Bottom line: I think it could really help those of us (like me) who get injured a lot. Removing some of your weight for some of your runs now-and-then can really help your body. The biggest downside (as with most things) is the price. If you just want to walk in and use the AlterG (and it's not a "prescribed therapy"), it's $1 / minute. If you're not a sponsored athlete where someone else can pay for that, it's hard to drop $60 for an hour run every week or 2.
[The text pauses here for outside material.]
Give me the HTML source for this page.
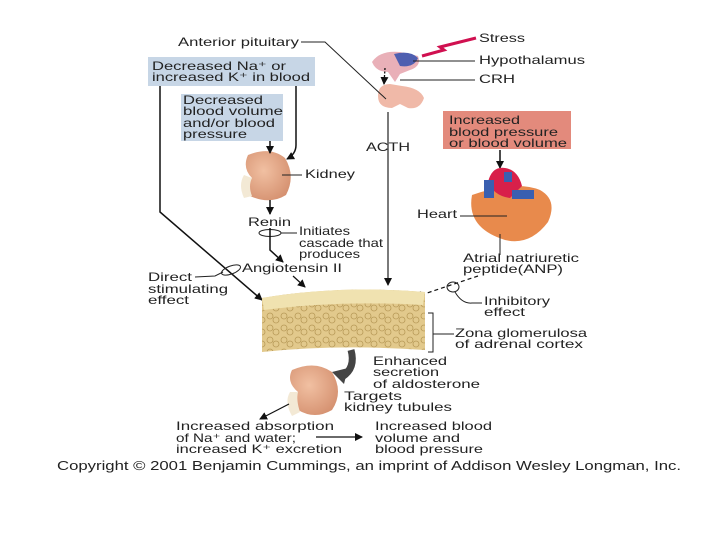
<!DOCTYPE html>
<html><head><meta charset="utf-8"><style>
html,body{margin:0;padding:0;background:#fff;}
svg{display:block;}
text{font-family:"Liberation Sans",sans-serif;font-size:12px;fill:#222;}
</style></head><body>
<svg width="720" height="540" viewBox="0 0 720 540" xmlns="http://www.w3.org/2000/svg">
<defs>
<marker id="ah" markerWidth="8" markerHeight="8" refX="7" refY="4" orient="auto" markerUnits="userSpaceOnUse"><path d="M0,0 L8,4 L0,8 z" fill="#111"/></marker>
<pattern id="cells" width="14" height="12" patternUnits="userSpaceOnUse"><rect width="14" height="12" fill="#e2c98c"/><circle cx="4" cy="4" r="3" fill="none" stroke="#b89a58" stroke-width="0.8"/><circle cx="10" cy="8" r="3" fill="none" stroke="#b89a58" stroke-width="0.8"/></pattern>
<radialGradient id="kid" cx="0.4" cy="0.4" r="0.7"><stop offset="0" stop-color="#f1c0a2"/><stop offset="1" stop-color="#d48f6e"/></radialGradient>
</defs>

<rect x="148" y="57" width="167" height="29" fill="#c7d6e6"/>
<text x="152" y="70" textLength="134" lengthAdjust="spacingAndGlyphs">Decreased Na⁺ or</text>
<text x="152" y="81" textLength="158" lengthAdjust="spacingAndGlyphs">increased K⁺ in blood</text>
<rect x="181" y="94" width="102" height="47" fill="#c7d6e6"/>
<text x="183" y="104" textLength="80" lengthAdjust="spacingAndGlyphs">Decreased</text>
<text x="183" y="115" textLength="100" lengthAdjust="spacingAndGlyphs">blood volume</text>
<text x="183" y="127" textLength="92" lengthAdjust="spacingAndGlyphs">and/or blood</text>
<text x="183" y="138" textLength="64" lengthAdjust="spacingAndGlyphs">pressure</text>

<rect x="443" y="111" width="128" height="38" fill="#e38a7c"/>
<text x="449" y="124" textLength="71" lengthAdjust="spacingAndGlyphs">Increased</text>
<text x="449" y="136" textLength="109" lengthAdjust="spacingAndGlyphs">blood pressure</text>
<text x="449" y="147" textLength="118" lengthAdjust="spacingAndGlyphs">or blood volume</text>

<text x="178" y="46" textLength="121" lengthAdjust="spacingAndGlyphs">Anterior pituitary</text>
<text x="479" y="42" textLength="46" lengthAdjust="spacingAndGlyphs">Stress</text>
<text x="479" y="64" textLength="106" lengthAdjust="spacingAndGlyphs">Hypothalamus</text>
<text x="479" y="83" textLength="36" lengthAdjust="spacingAndGlyphs">CRH</text>
<text x="366" y="151" textLength="44" lengthAdjust="spacingAndGlyphs">ACTH</text>

<path d="M372,62 Q380,50 400,52 L418,56 Q422,66 410,70 L400,74 L395,82 L388,72 Q376,72 372,62 z" fill="#e9b0b8"/>
<path d="M394,54 Q410,50 418,58 Q414,68 400,66 Z" fill="#4f5fb0"/>
<path d="M378,96 Q378,84 390,84 L402,86 Q420,88 424,98 Q420,110 408,108 L400,104 L392,108 Q378,108 378,96 z" fill="#f0b9a8"/>
<line x1="385" y1="68" x2="384" y2="84" stroke="#111" stroke-width="1.3" stroke-dasharray="2,1.5" marker-end="url(#ah)"/>
<path d="M476,38 L440,47 L444,50 L422,56" fill="none" stroke="#d01050" stroke-width="3"/>
<line x1="413" y1="61" x2="475" y2="61" stroke="#222"/>
<line x1="400" y1="80" x2="475" y2="80" stroke="#222"/>
<polyline points="301,42 325,42 386,99" fill="none" stroke="#222"/>
<line x1="388" y1="112" x2="388" y2="285" stroke="#222" stroke-width="1.2" marker-end="url(#ah)"/>

<path d="M248,155 Q270,146 285,158 Q296,176 286,195 Q270,205 250,196 Q244,188 252,178 Q242,168 248,155 z" fill="url(#kid)"/>
<path d="M244,175 Q238,185 244,198 L252,196 Q248,186 252,178 z" fill="#f3e9d5"/>
<line x1="282" y1="175" x2="302" y2="175" stroke="#222"/>
<text x="305" y="178" textLength="50" lengthAdjust="spacingAndGlyphs">Kidney</text>
<line x1="270" y1="141" x2="270" y2="153" stroke="#111" stroke-width="1.5" marker-end="url(#ah)"/>
<path d="M296,86 L296,145 Q296,154 287,159" fill="none" stroke="#111" stroke-width="1.5" marker-end="url(#ah)"/>
<line x1="270" y1="200" x2="270" y2="214" stroke="#111" stroke-width="1.5" marker-end="url(#ah)"/>
<text x="248" y="226" textLength="43" lengthAdjust="spacingAndGlyphs">Renin</text>
<ellipse cx="270" cy="233" rx="11" ry="3.5" fill="none" stroke="#222"/>
<line x1="281" y1="233" x2="297" y2="233" stroke="#222"/>
<text x="299" y="235" textLength="51" lengthAdjust="spacingAndGlyphs">Initiates</text>
<text x="299" y="247" textLength="84" lengthAdjust="spacingAndGlyphs">cascade that</text>
<text x="299" y="258" textLength="61" lengthAdjust="spacingAndGlyphs">produces</text>
<polyline points="270,228 270,250 283,262" fill="none" stroke="#111" stroke-width="1.5" marker-end="url(#ah)"/>
<text x="242" y="272" textLength="100" lengthAdjust="spacingAndGlyphs">Angiotensin II</text>
<line x1="293" y1="276" x2="305" y2="287" stroke="#111" stroke-width="1.2" marker-end="url(#ah)"/>

<polyline points="160,86 160,212 262,300" fill="none" stroke="#111" stroke-width="1.5" marker-end="url(#ah)"/>
<ellipse cx="231" cy="270" rx="10" ry="4" fill="none" stroke="#222" transform="rotate(-20 231 270)"/>
<polyline points="195,277 215,276 223,272" fill="none" stroke="#222"/>
<text x="148" y="281" textLength="44" lengthAdjust="spacingAndGlyphs">Direct</text>
<text x="148" y="293" textLength="80" lengthAdjust="spacingAndGlyphs">stimulating</text>
<text x="148" y="304" textLength="41" lengthAdjust="spacingAndGlyphs">effect</text>

<line x1="500" y1="150" x2="500" y2="168" stroke="#111" stroke-width="1.5" marker-end="url(#ah)"/>
<path d="M472,195 Q466,228 505,240 Q530,246 548,222 Q558,200 540,190 Q515,180 472,195 z" fill="#e88a4c"/>
<path d="M488,182 Q492,166 505,168 Q518,170 522,186 L510,198 Q494,196 488,182 z" fill="#d8204a"/>
<rect x="484" y="180" width="10" height="18" fill="#3a5fb0"/>
<rect x="512" y="190" width="22" height="9" fill="#3a5fb0"/>
<rect x="504" y="172" width="8" height="10" fill="#3a5fb0"/>
<text x="417" y="218" textLength="40" lengthAdjust="spacingAndGlyphs">Heart</text>
<line x1="460" y1="216" x2="507" y2="216" stroke="#222"/>
<line x1="500" y1="234" x2="500" y2="255" stroke="#222"/>
<text x="463" y="262" textLength="116" lengthAdjust="spacingAndGlyphs">Atrial natriuretic</text>
<text x="463" y="273" textLength="100" lengthAdjust="spacingAndGlyphs">peptide(ANP)</text>
<line x1="478" y1="276" x2="415" y2="297" stroke="#111" stroke-width="1.2" stroke-dasharray="4,3" marker-end="url(#ah)"/>
<ellipse cx="453" cy="287" rx="6" ry="5" fill="none" stroke="#222"/>
<path d="M455,292 Q462,304 472,303 L482,303" fill="none" stroke="#222"/>
<text x="484" y="305" textLength="66" lengthAdjust="spacingAndGlyphs">Inhibitory</text>
<text x="484" y="316" textLength="41" lengthAdjust="spacingAndGlyphs">effect</text>

<path d="M262,298 Q340,285 425,292 L425,350 Q340,344 262,352 z" fill="url(#cells)"/>
<path d="M262,298 Q340,285 425,292 L423,305 Q340,300 264,310 z" fill="#f0e2b0"/>
<polyline points="428,313 433,313 433,352 428,352" fill="none" stroke="#222"/>
<line x1="433" y1="334" x2="454" y2="334" stroke="#222"/>
<text x="455" y="337" textLength="132" lengthAdjust="spacingAndGlyphs">Zona glomerulosa</text>
<text x="455" y="348" textLength="128" lengthAdjust="spacingAndGlyphs">of adrenal cortex</text>

<path d="M351,350 Q356,368 342,377" fill="none" stroke="#444" stroke-width="7"/>
<path d="M332,372 L344,384 L348,368 z" fill="#444"/>
<text x="373" y="365" textLength="74" lengthAdjust="spacingAndGlyphs">Enhanced</text>
<text x="373" y="376" textLength="66" lengthAdjust="spacingAndGlyphs">secretion</text>
<text x="373" y="388" textLength="107" lengthAdjust="spacingAndGlyphs">of aldosterone</text>

<path d="M292,370 Q315,360 332,372 Q344,392 332,410 Q315,420 298,410 Q290,400 298,392 Q286,382 292,370 z" fill="url(#kid)"/>
<path d="M290,392 Q284,402 292,416 L300,412 Q296,400 298,392 z" fill="#f3e9d5"/>
<text x="344" y="400" textLength="58" lengthAdjust="spacingAndGlyphs">Targets</text>
<text x="344" y="411" textLength="108" lengthAdjust="spacingAndGlyphs">kidney tubules</text>
<line x1="289" y1="404" x2="260" y2="419" stroke="#111" stroke-width="1.2" marker-end="url(#ah)"/>

<text x="176" y="430" textLength="158" lengthAdjust="spacingAndGlyphs">Increased absorption</text>
<text x="176" y="442" textLength="120" lengthAdjust="spacingAndGlyphs">of Na⁺ and water;</text>
<text x="176" y="453" textLength="166" lengthAdjust="spacingAndGlyphs">increased K⁺ excretion</text>
<line x1="316" y1="437" x2="362" y2="437" stroke="#111" stroke-width="1.2" marker-end="url(#ah)"/>
<text x="375" y="430" textLength="117" lengthAdjust="spacingAndGlyphs">Increased blood</text>
<text x="375" y="442" textLength="85" lengthAdjust="spacingAndGlyphs">volume and</text>
<text x="375" y="453" textLength="108" lengthAdjust="spacingAndGlyphs">blood pressure</text>

<text x="57" y="470" style="font-size:13px" textLength="624" lengthAdjust="spacingAndGlyphs">Copyright © 2001 Benjamin Cummings, an imprint of Addison Wesley Longman, Inc.</text>
</svg>
</body></html>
If you want to learn more, check out the AlterG Anti-Gravity Treadmill website. And if you have an AlterG treadmill in a nearby rehab / PT clinic, check and see if you can try it out for free. I know where I went (OSR Physical Therapy), you could try it for 10 minutes for free if you'd like. (I was given an hour to be able to "review" it a little better.)

6 comments:

Dr. TriRunner 8:56 AM, June 20, 2011  

The AlterG is a pretty sweet tool... I've only used it for rehab purposes, but like you, it would be awesome to try it out on a long run!

We have an AlterG in Bierman at the U of MN ... mostly the football players use it, but some of the the other sports get in there if they need to. How sweet would it be to have one of these in my basement...

(... thinking about what kind of job I need / how much money I'll need to make to live that life ...)

longrun4fun 2:38 PM, June 20, 2011  

When is the Alter G giveaway?
:)

Emily 3:04 PM, June 20, 2011  

I also had the chance to test an Alter G a few weeks back. You're right about it still being hard and a huge sweatfest!

It'd be awesome if gyms or PT places catering to athletes started picking up on this. The place I went to offers monthly "memberships" that are very reasonable (about the cost of a gym) and have become so popular that they invested in 3 machines...

Richelle 8:16 PM, June 20, 2011  

As someone who gets injured frequently, I'd love to have access to one of these to help me rehab and get back into running shape after an injury.

Jamie Walker 2:40 AM, June 21, 2011  

Oh I would love to try one of those! How cool is that?!! I've never tried it but man, that must be a cool experience.

Anonymous,  5:18 PM, June 27, 2011  

I've been a regular Alter G user for about a year and I have to say it has been a great tool for training. I love telling my friends about it, because they are always jaw-dropped that a machine can actually defy gravity as you run. As a runner, it's the only way to get back from an injury and reduce the the amount of non-running forms of cross training like spin bike and aqua-jogging. The only way to get fit running is to run in my opinion and when you are in heavy training, having a couple of Alter G runs can make your joints and tight muscles very happy.